Meet the Centenarians
"Oklahoma Way" Centenarian Bios

Doris Eaton Travis, 102, lives in Norman. She is the only surviving Ziegfeld Follies girl, having appeared in the Follies from 1918 to 1920, where she performed with many of popular performers of the period, including Will Rogers and W.C. Fields. Ms. Travis appeared in movies throughout the 1920s. After her film career, she became a dance instructor and at one time owned several dance studios. After retiring, Ms. Travis and her husband, Paul, purchased a ranch in Norman, which she still operates to this day. In 1992, at the age of 88, Ms. Travis graduated cum laude from the University of Oklahoma with a degree in history.

Rev. Otis Clark, 103, lives in Tulsa. In 1921, he witnessed firsthand the horrors of the Tulsa Race Riot. Shortly after the riot, Mr. Clark moved to California, where, among other jobs, he worked as a butler for Charlie Chaplain. In his 20s, Mr. Clark dedicated himself to the ministry and spent his life traveling the United States preaching the gospel. Three weeks before filming the commercial, Mr. Clark took his first-ever international trip to Zimbabwe.

Granville Morgan, 100, lived in Bethany and passed away shortly after filming the commercial. Mr. Morgan was a Golden Gloves boxer and fitness instructor for the YMCA. In 1942, Mr. Morgan was one of twelve persons sent to Oklahoma City to establish the Oklahoma City Air Depot, which eventually became Tinker Air Force Base. After his retirement from Tinker AFB in 1971 he became a volunteer ombudsman for the Department of Human Services, visiting residents of many nursing homes. Mr. Morgan ran marathons into his eighties and tended a large garden, fruit trees and grapevines well into his nineties.

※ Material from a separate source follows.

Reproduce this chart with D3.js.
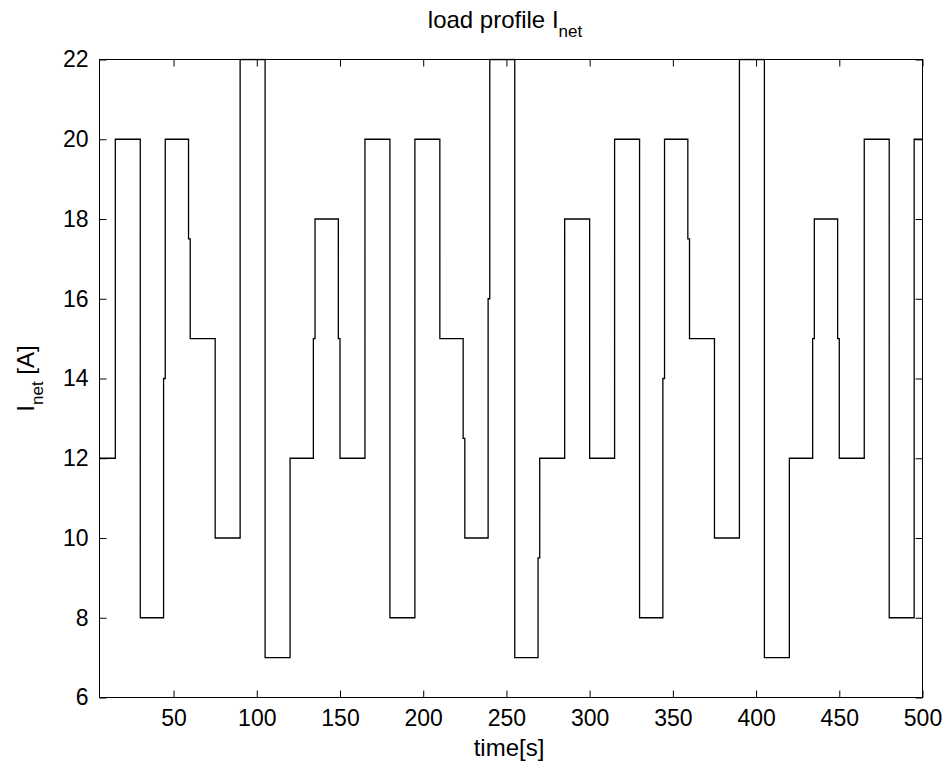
<!DOCTYPE html>
<html>
<head>
<meta charset="utf-8">
<script src="https://cdn.jsdelivr.net/npm/d3@7"></script>
<style>
  html, body { margin: 0; padding: 0; background: #fff; }
  svg { display: block; }
  text { font-family: "Liberation Sans", Arial, Helvetica, sans-serif; fill: #000; }
</style>
</head>
<body>
<svg id="chart" width="946" height="769"></svg>
<script>
// ---- data ----
// step breakpoints (s); value i holds from stepTimes[i] to stepTimes[i+1]
const stepTimes = [5.5, 15, 30, 44, 45, 59, 60, 75, 90, 105, 120, 134, 135, 149, 150,
  165, 180, 195, 210, 224, 225, 239, 240, 255, 269, 270, 285, 300,
  315, 330, 344, 345, 359, 360, 375, 390, 405, 420, 434, 435, 449, 450, 465, 480, 495, 500];
const stepValues = [12, 20, 8, 14, 20, 17.5, 15, 10, 22, 7, 12, 15, 18, 15,
  12, 20, 8, 20, 15, 12.5, 10, 16, 22, 7, 9.5, 12, 18,
  12, 20, 8, 14, 20, 17.5, 15, 10, 22, 7, 12, 15, 18, 15, 12, 20, 8, 20];
const xTicks = [50, 100, 150, 200, 250, 300, 350, 400, 450, 500];
const yTicks = [6, 8, 10, 12, 14, 16, 18, 20, 22];
const xDomain = [5.5, 500];
const yDomain = [6, 22];
const titleMain = "load profile I";
const titleSub = "net";
const xLabel = "time[s]";
const yLabelMain = "I";
const yLabelSub = "net";
const yLabelTail = " [A]";

// ---- layout ----
const pL = 99.5, pR = 922.5, pT = 59.5, pB = 697.5;
const svg = d3.select("#chart");
const x = d3.scaleLinear().domain(xDomain).range([pL, pR]);
const y = d3.scaleLinear().domain(yDomain).range([pB, pT]);

const pts = stepValues.map((v, i) => [stepTimes[i], v]);
pts.push([stepTimes[stepTimes.length - 1], stepValues[stepValues.length - 1]]);

svg.append("defs").append("clipPath").attr("id", "clip")
  .append("rect").attr("x", pL - 1).attr("y", pT - 1)
  .attr("width", pR - pL + 2).attr("height", pB - pT + 2);

const line = d3.line().x(d => x(d[0])).y(d => y(d[1])).curve(d3.curveStepAfter);
svg.append("path").datum(pts)
  .attr("clip-path", "url(#clip)")
  .attr("d", line)
  .attr("fill", "none").attr("stroke", "#000").attr("stroke-width", 1.3);

// axes with inward ticks on all four sides
const tl = 7;
const fs = 23;
const axB = d3.axisBottom(x).tickValues(xTicks).tickSizeInner(-tl).tickSizeOuter(0).tickPadding(12);
const axT = d3.axisTop(x).tickValues(xTicks).tickSizeInner(-tl).tickSizeOuter(0).tickFormat("");
const axL = d3.axisLeft(y).tickValues(yTicks).tickSizeInner(-tl).tickSizeOuter(0).tickPadding(11);
const axR = d3.axisRight(y).tickValues(yTicks).tickSizeInner(-tl).tickSizeOuter(0).tickFormat("");

function style(g) {
  g.select(".domain").remove();
  g.selectAll(".tick line").attr("stroke", "#000").attr("stroke-width", 1);
  g.selectAll(".tick text").style("font-size", fs + "px").attr("fill", "#000")
   .style("font-family", '"Liberation Sans", Arial, sans-serif');
}
svg.append("g").attr("transform", `translate(0,${pB})`).call(axB).call(style)
  .selectAll(".tick text").attr("dy", "0.71em");
svg.append("g").attr("transform", `translate(0,${pT})`).call(axT).call(style);
svg.append("g").attr("transform", `translate(${pL},0)`).call(axL).call(style);
svg.append("g").attr("transform", `translate(${pR},0)`).call(axR).call(style);

// box
svg.append("rect").attr("x", pL).attr("y", pT)
  .attr("width", pR - pL).attr("height", pB - pT)
  .attr("fill", "none").attr("stroke", "#000").attr("stroke-width", 1);

// title
const t = svg.append("text").attr("x", 505).attr("y", 28)
  .attr("text-anchor", "middle").style("font-size", "24px");
t.append("tspan").text(titleMain);
t.append("tspan").attr("dy", 9).style("font-size", "17px").text(titleSub);

// x label
svg.append("text").attr("x", 509).attr("y", 756)
  .attr("text-anchor", "middle").style("font-size", "24px").text(xLabel);

// y label
const yl = svg.append("text")
  .attr("transform", `translate(34,${(pT + pB) / 2}) rotate(-90)`)
  .attr("text-anchor", "middle").style("font-size", "24px");
yl.append("tspan").text(yLabelMain);
yl.append("tspan").attr("dy", 9).style("font-size", "17px").text(yLabelSub);
yl.append("tspan").attr("dy", -9).text(yLabelTail);
</script>
</body>
</html>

Mae Macy, 102, of Crescent, was born on an Oklahoma Centennial Farm outside of Crescent. Her family, the Murrys, helped to found Crescent and Ms. Macy spent her life, and celebrated her 100th birthday, at the same farm. Ms. Macy was the first woman in Crescent to own a car. Ms. Macy was a school teacher in a one-room school house. In 1952 she graduated from Central State University. Ms. Macy has two children, Peggy and Phil, and enjoys playing bridge to this day.